New York Freedom of Information

In New York, the Freedom of Information Law (FOIL) under PUBLIC OFFICERS LAW, ARTICLE 6 SECTIONS 84-90 guarantees that the public has access to the public records of governmental bodies in New York.  New York’s first such law was passed in 1974.  It was repealed and replaced in 1977 with a significantly changed law.  Important amendments to the law were made in 1982, 2005 and 2008.  The preamble to the 1977 FOIL law says, “the legislature hereby finds that a free society is maintained when government is responsive and responsible to the public, and when the public is aware of governmental actions.  The more open a government is with its citizenry, the greater the understanding and participation of the public in government…The people’s right to know the process of governmental decision-making and to review the documents and statistics leading to determinations is basic to our society.  Access to such information should not be thwarted by shrouding it with the cloak of secrecy or confidentiality.”
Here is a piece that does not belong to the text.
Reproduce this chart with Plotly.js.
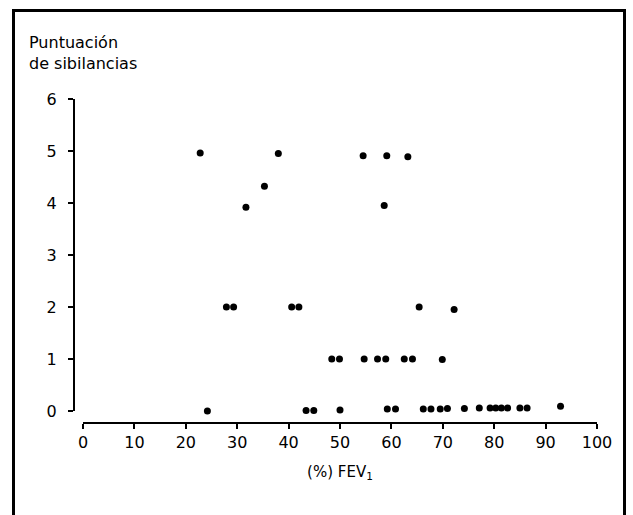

A New York Open Meetings Law (OML) was enacted in 1976.  It broadly asserts the right of the public in New York to “be fully aware of and able to observe the performance of public officials and attend and listen to the deliberations and decisions that go into the making of public policy.”  Pursuant to the law, “it is essential to the maintenance of a democratic society that the public business be performed in an open and public manner and that the citizens of this state be fully aware of and able to observe the performance of public officials and attend and listen to the deliberations and decisions that go into the making of public policy.  The people must be able to remain informed if they are to retain control over those who are their public servants.  It is the only climate under which the commonweal will prosper and enable the governmental process to operate for the benefit of those who created it.”